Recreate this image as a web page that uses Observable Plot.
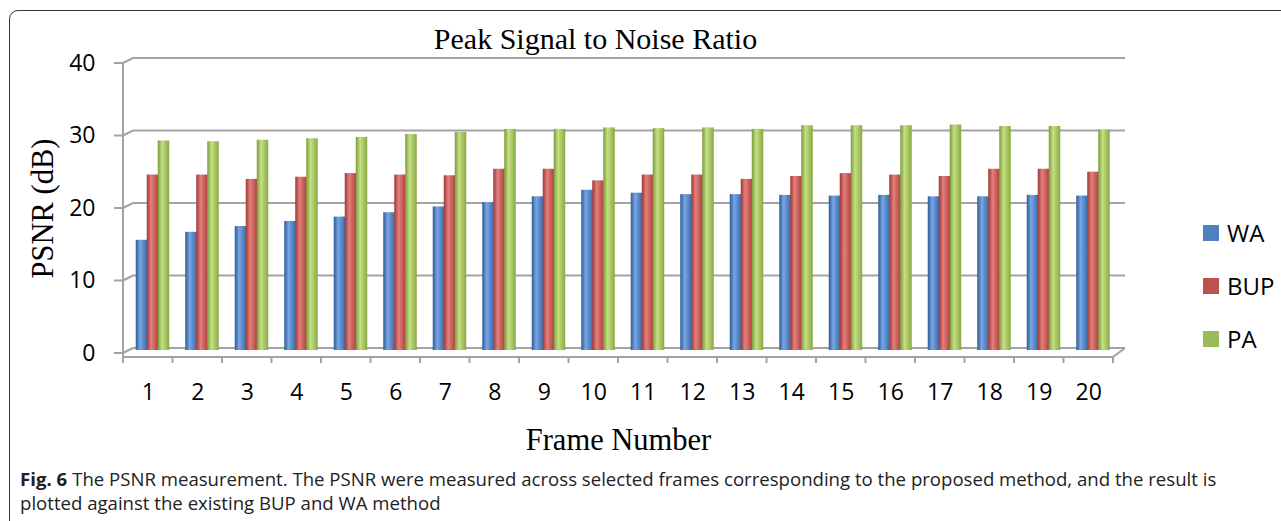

┄┄┄┄┄┄┄┄┄┄

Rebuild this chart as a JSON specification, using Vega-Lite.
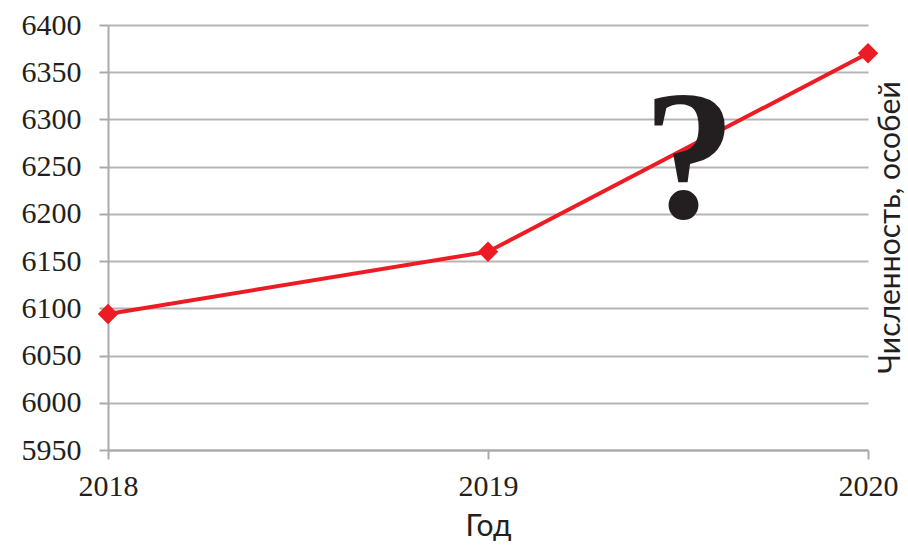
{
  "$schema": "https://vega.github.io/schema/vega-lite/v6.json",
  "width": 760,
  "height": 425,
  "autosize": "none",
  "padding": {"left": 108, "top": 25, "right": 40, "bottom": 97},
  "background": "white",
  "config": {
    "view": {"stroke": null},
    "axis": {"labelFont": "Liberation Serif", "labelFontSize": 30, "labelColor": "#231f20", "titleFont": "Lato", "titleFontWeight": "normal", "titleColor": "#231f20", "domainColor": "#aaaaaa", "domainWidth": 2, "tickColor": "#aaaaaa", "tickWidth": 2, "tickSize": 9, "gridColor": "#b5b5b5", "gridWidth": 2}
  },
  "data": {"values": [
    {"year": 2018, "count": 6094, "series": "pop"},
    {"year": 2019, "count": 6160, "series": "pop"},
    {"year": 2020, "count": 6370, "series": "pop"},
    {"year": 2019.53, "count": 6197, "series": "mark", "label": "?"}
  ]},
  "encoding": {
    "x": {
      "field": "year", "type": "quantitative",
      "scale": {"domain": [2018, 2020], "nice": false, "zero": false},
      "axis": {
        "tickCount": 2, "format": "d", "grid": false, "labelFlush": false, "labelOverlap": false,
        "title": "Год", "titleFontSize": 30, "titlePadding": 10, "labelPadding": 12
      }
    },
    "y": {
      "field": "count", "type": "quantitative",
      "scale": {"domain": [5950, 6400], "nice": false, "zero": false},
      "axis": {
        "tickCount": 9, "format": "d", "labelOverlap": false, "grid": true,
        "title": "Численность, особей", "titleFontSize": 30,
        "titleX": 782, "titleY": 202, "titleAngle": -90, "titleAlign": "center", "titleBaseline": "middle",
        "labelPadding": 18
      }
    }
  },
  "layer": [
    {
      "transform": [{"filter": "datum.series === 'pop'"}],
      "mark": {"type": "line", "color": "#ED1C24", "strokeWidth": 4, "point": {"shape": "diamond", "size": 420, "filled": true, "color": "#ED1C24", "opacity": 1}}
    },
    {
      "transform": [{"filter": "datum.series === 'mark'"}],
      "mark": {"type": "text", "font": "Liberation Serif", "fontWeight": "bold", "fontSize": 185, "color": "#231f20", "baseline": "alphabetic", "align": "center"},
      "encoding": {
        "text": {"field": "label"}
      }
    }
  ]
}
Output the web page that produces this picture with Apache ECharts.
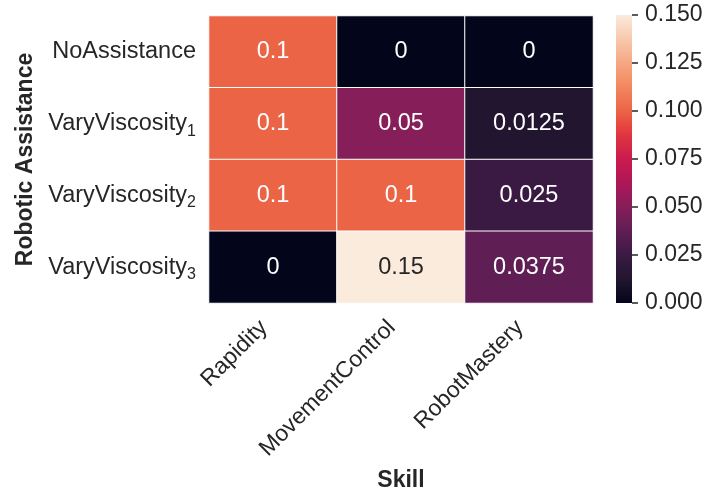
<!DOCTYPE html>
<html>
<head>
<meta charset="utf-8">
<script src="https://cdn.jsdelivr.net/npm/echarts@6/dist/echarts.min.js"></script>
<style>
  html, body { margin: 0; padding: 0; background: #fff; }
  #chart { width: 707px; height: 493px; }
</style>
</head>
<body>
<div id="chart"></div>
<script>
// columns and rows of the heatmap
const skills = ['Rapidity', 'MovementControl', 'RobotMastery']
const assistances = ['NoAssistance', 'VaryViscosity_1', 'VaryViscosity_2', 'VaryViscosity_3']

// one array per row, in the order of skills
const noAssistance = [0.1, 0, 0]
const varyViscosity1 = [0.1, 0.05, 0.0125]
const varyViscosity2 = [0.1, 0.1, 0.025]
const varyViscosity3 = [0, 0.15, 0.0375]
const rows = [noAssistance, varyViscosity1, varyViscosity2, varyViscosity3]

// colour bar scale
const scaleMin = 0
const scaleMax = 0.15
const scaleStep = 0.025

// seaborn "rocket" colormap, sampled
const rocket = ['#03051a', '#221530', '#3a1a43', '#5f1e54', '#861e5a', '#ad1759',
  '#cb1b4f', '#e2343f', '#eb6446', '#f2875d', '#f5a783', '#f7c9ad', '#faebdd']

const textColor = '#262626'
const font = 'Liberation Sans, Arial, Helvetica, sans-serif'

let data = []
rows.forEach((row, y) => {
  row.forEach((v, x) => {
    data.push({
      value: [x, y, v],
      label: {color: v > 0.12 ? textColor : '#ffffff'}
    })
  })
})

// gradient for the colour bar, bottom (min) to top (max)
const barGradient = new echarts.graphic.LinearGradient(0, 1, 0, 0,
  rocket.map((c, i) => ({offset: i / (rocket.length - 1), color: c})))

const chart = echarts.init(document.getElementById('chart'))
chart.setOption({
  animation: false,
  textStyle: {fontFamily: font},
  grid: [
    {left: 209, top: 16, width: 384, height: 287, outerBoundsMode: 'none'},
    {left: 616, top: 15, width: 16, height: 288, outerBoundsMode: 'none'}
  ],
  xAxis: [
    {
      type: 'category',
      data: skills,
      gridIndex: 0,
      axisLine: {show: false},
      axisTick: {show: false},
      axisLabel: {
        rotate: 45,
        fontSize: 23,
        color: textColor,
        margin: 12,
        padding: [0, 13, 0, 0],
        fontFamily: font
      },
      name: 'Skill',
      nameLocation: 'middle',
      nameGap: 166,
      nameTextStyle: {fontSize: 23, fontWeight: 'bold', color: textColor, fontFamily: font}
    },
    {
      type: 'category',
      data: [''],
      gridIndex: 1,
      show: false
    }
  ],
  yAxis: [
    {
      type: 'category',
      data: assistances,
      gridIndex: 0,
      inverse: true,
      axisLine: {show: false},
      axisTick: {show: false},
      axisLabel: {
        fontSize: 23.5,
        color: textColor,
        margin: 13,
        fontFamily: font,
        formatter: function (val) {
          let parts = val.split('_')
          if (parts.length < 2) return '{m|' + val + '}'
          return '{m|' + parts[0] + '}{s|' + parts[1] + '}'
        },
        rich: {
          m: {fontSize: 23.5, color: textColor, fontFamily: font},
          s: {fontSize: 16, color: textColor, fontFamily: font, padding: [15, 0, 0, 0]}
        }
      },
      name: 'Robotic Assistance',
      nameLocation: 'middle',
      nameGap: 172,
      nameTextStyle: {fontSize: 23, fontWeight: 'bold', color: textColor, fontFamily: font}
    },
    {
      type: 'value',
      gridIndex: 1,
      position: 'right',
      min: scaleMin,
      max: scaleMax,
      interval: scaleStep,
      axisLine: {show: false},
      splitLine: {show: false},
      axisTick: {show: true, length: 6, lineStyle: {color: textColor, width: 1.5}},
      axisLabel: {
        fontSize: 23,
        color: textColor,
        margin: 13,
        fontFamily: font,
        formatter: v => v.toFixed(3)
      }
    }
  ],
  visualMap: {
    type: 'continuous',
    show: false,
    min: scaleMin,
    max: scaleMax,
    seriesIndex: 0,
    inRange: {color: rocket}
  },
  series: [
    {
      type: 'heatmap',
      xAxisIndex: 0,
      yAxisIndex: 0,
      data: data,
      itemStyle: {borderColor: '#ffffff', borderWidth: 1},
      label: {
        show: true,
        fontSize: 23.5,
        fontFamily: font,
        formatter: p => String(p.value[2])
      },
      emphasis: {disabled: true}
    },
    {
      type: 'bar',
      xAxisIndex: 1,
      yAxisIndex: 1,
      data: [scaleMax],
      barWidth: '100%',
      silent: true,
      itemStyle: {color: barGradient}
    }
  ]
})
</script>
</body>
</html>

┄┄┄┄┄┄┄┄┄┄

Problem requirements: Leave the pictures out and print, exactly as written, every line from the one holding "Output the web" down to the one holding "rocket.map((c, i) =>", both of those included.

Exercise response:
Output the web page that produces this picture with Apache ECharts.
<!DOCTYPE html>
<html>
<head>
<meta charset="utf-8">
<script src="https://cdn.jsdelivr.net/npm/echarts@6/dist/echarts.min.js"></script>
<style>
  html, body { margin: 0; padding: 0; background: #fff; }
  #chart { width: 707px; height: 493px; }
</style>
</head>
<body>
<div id="chart"></div>
<script>
// columns and rows of the heatmap
const skills = ['Rapidity', 'MovementControl', 'RobotMastery']
const assistances = ['NoAssistance', 'VaryViscosity_1', 'VaryViscosity_2', 'VaryViscosity_3']

// one array per row, in the order of skills
const noAssistance = [0.1, 0, 0]
const varyViscosity1 = [0.1, 0.05, 0.0125]
const varyViscosity2 = [0.1, 0.1, 0.025]
const varyViscosity3 = [0, 0.15, 0.0375]
const rows = [noAssistance, varyViscosity1, varyViscosity2, varyViscosity3]

// colour bar scale
const scaleMin = 0
const scaleMax = 0.15
const scaleStep = 0.025

// seaborn "rocket" colormap, sampled
const rocket = ['#03051a', '#221530', '#3a1a43', '#5f1e54', '#861e5a', '#ad1759',
  '#cb1b4f', '#e2343f', '#eb6446', '#f2875d', '#f5a783', '#f7c9ad', '#faebdd']

const textColor = '#262626'
const font = 'Liberation Sans, Arial, Helvetica, sans-serif'

let data = []
rows.forEach((row, y) => {
  row.forEach((v, x) => {
    data.push({
      value: [x, y, v],
      label: {color: v > 0.12 ? textColor : '#ffffff'}
    })
  })
})

// gradient for the colour bar, bottom (min) to top (max)
const barGradient = new echarts.graphic.LinearGradient(0, 1, 0, 0,
  rocket.map((c, i) => ({offset: i / (rocket.length - 1), color: c})))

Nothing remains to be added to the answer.